A shipment to a warehouse consists of 3700 DVD players. The manager chooses random sample of 50 DVD players and finds 3 are defective. How many DVD players are likely to be defective?

User Ootinii
by
5.0k points

1 Answer

0 votes

Answer:

You would expect 75 cartons with at least 1 broken egg.

There are likely to be 222 DVD players that are defective.

Explanation:

Both examples given in this question represent a ratio of broken or defective to a sample number of cartons or DVD players. In order to find how many would be broken or defective overall, you can set up equivalent ratios, or proportions.

Egg Cartons:
(broken)/(#cartons)=(3)/(20)=(x)/(500)

'x' represents the number of cartons out of 500 that would be expected to have at least 1 broken egg. To solve for 'x' you can cross-multiply and divide, or you can find what factor you would multiply the denominator by to get 500 and then multiply the same factor by the numerator to find 'x'. In this case 500/20 = 25, so the factor is 25. 3 x 25 = 75, so you have 75 expected cartons with a broken egg.

DVD Players:
(defective)/(#players)=(3)/(50)=(x)/(3700)

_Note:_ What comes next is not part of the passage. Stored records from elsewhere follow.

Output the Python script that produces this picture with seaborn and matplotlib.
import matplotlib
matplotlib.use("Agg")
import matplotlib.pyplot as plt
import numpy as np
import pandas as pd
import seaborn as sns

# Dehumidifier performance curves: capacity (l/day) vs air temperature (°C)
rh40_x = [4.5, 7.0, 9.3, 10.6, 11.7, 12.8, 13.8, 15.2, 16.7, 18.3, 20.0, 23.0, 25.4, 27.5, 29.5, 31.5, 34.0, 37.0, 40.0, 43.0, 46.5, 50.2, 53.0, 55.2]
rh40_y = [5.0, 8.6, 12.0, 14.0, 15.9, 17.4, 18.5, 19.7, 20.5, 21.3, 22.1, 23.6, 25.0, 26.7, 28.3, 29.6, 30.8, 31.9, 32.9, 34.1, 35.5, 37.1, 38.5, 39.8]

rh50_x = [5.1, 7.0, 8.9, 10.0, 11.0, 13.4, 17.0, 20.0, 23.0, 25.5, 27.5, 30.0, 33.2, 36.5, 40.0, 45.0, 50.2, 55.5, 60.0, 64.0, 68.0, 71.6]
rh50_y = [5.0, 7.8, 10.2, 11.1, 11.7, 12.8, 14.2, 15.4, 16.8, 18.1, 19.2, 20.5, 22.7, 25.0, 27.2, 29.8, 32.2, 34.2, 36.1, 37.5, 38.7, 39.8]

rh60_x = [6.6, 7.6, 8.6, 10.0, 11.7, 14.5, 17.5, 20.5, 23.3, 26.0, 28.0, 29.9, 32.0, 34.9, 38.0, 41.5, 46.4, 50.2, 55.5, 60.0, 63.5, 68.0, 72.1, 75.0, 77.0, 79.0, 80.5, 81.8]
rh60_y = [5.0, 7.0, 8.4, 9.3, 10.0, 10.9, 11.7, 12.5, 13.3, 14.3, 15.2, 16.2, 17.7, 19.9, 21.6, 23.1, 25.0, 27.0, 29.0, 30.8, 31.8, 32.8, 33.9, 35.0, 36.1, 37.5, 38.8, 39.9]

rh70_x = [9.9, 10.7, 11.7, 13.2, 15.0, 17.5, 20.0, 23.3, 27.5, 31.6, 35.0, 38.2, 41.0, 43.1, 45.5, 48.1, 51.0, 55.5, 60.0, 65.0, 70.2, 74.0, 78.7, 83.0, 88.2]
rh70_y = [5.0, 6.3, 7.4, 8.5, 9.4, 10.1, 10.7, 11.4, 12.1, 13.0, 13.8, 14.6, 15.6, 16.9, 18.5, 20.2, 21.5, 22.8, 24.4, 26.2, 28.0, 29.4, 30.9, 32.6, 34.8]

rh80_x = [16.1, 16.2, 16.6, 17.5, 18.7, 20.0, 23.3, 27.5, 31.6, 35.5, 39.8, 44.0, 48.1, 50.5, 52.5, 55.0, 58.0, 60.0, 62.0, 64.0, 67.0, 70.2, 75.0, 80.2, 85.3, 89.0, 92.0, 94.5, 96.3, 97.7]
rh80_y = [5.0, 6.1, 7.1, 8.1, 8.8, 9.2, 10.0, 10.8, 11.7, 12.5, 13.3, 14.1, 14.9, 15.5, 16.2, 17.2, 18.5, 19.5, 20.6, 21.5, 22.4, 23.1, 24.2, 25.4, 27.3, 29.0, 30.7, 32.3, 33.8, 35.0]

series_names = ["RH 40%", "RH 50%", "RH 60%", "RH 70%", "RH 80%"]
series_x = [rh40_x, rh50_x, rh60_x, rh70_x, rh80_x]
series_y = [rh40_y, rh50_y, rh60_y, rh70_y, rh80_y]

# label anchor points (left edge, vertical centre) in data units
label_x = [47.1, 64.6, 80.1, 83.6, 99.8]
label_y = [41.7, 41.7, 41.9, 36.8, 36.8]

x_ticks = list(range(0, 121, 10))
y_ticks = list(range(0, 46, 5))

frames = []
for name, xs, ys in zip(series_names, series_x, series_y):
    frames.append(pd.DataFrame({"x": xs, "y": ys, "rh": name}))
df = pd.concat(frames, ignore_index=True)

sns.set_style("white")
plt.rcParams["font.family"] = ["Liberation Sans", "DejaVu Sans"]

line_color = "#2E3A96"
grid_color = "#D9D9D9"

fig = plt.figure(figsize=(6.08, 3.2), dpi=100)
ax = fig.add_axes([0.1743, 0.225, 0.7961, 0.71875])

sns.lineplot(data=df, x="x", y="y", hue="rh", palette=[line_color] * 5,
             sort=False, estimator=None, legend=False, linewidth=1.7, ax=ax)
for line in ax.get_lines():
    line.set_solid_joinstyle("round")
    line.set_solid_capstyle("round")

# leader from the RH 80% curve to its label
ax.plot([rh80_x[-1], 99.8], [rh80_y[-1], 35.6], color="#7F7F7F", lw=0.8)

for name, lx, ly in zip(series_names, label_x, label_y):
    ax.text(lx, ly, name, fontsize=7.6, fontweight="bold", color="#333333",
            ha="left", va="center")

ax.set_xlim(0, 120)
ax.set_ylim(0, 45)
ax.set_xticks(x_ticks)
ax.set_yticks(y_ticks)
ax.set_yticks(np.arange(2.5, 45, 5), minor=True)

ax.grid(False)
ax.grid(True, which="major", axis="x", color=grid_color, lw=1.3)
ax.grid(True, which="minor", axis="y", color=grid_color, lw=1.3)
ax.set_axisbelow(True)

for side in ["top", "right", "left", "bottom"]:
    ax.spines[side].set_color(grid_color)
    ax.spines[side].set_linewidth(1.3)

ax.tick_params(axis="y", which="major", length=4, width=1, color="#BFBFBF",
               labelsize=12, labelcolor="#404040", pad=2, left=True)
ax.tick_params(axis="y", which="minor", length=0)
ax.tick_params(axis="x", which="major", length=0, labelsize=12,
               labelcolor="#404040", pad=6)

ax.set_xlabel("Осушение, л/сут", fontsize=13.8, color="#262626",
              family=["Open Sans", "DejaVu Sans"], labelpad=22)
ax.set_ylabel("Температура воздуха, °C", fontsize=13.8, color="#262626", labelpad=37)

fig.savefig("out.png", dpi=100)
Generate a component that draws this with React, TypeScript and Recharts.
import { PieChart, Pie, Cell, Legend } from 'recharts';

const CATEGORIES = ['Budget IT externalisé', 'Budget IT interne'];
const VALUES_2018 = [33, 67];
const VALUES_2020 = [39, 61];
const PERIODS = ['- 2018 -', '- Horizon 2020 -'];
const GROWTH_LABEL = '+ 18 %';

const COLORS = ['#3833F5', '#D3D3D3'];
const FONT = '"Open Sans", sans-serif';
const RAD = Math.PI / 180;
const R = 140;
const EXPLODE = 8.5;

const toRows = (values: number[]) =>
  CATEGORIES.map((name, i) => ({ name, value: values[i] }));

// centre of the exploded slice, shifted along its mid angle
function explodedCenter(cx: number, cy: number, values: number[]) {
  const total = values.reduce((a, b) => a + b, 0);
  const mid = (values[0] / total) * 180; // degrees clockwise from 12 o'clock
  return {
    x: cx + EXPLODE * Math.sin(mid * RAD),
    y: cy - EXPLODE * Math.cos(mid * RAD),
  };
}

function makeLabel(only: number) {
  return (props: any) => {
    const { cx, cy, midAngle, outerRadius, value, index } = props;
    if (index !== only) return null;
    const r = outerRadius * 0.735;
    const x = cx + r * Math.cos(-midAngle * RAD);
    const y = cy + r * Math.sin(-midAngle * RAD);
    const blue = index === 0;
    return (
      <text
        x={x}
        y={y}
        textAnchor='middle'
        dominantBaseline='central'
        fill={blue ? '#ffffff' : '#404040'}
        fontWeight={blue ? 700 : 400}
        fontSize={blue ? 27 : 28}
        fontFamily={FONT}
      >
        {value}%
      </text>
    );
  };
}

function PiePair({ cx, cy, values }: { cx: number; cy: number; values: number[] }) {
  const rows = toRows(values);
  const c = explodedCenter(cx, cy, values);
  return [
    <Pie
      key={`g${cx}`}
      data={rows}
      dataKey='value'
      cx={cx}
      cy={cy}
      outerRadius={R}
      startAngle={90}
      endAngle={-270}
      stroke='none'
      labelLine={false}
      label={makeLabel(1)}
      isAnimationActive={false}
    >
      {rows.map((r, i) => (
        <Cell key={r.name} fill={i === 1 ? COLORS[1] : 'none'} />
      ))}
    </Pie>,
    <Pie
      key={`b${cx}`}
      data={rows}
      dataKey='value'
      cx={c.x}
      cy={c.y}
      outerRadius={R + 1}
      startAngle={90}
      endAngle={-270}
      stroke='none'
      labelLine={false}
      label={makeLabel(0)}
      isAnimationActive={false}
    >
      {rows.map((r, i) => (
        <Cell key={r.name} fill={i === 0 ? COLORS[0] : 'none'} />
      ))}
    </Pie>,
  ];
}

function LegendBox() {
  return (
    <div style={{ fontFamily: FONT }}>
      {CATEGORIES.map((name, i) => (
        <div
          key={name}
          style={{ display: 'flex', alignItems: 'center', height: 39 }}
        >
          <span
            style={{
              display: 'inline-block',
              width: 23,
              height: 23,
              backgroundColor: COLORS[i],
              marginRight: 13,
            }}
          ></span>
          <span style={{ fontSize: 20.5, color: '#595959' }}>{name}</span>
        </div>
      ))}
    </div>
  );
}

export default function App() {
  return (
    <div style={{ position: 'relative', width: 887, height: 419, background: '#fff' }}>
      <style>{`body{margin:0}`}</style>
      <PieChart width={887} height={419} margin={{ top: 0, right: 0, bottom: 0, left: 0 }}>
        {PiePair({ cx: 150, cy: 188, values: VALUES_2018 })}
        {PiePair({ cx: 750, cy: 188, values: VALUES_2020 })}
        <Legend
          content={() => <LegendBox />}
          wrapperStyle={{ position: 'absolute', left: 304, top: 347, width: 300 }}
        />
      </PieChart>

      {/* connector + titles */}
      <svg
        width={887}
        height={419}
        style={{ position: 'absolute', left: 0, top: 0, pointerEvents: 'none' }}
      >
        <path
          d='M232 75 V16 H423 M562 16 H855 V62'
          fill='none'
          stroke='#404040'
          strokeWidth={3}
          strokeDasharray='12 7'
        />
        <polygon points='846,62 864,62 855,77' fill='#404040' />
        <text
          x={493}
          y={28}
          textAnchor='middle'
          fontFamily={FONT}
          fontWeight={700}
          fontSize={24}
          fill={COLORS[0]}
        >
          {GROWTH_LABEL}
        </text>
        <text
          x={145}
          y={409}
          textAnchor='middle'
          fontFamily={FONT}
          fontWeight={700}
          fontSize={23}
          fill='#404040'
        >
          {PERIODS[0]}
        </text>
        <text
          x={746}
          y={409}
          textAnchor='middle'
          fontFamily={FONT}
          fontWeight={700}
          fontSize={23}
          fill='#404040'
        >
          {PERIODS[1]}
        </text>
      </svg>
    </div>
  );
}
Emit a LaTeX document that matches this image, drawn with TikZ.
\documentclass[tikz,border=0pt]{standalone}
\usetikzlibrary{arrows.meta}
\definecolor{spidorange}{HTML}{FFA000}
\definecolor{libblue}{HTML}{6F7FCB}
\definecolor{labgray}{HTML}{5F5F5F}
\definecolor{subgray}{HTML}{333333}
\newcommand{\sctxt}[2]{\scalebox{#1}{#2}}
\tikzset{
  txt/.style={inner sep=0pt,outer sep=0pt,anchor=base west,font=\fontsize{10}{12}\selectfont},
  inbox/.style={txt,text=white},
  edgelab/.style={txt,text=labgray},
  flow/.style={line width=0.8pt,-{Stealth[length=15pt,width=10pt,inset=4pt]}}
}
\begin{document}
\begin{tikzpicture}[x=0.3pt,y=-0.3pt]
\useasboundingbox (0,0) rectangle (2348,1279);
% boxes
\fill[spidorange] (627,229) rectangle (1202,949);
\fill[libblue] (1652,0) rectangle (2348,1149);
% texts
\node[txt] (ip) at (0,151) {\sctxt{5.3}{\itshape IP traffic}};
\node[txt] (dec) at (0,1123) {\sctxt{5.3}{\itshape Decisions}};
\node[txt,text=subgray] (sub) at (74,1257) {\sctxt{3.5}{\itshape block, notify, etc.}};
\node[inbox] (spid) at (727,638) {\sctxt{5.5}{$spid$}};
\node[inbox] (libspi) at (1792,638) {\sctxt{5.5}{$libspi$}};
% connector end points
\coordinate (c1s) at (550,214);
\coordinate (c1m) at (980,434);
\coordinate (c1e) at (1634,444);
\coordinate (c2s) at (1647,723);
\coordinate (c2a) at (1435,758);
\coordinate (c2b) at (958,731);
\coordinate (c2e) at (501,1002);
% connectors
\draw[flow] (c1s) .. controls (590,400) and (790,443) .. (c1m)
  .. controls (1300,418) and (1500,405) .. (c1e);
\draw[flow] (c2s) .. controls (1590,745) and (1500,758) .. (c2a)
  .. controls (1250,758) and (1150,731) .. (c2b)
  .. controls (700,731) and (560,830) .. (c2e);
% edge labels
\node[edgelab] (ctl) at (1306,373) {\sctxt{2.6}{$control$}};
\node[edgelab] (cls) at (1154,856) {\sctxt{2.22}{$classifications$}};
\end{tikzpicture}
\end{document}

'x' represents the number of DVD players out of 3700 that would be expected to be defective. To solve for 'x' you can cross-multiply and divide, or you can find what factor you would multiply the denominator by to get 3700 and then multiply the same factor by the numerator to find 'x'. In this case 3700/50 = 74, so the factor is 74. 3 x 74 = 222, so you have 22 likely defective DVD players.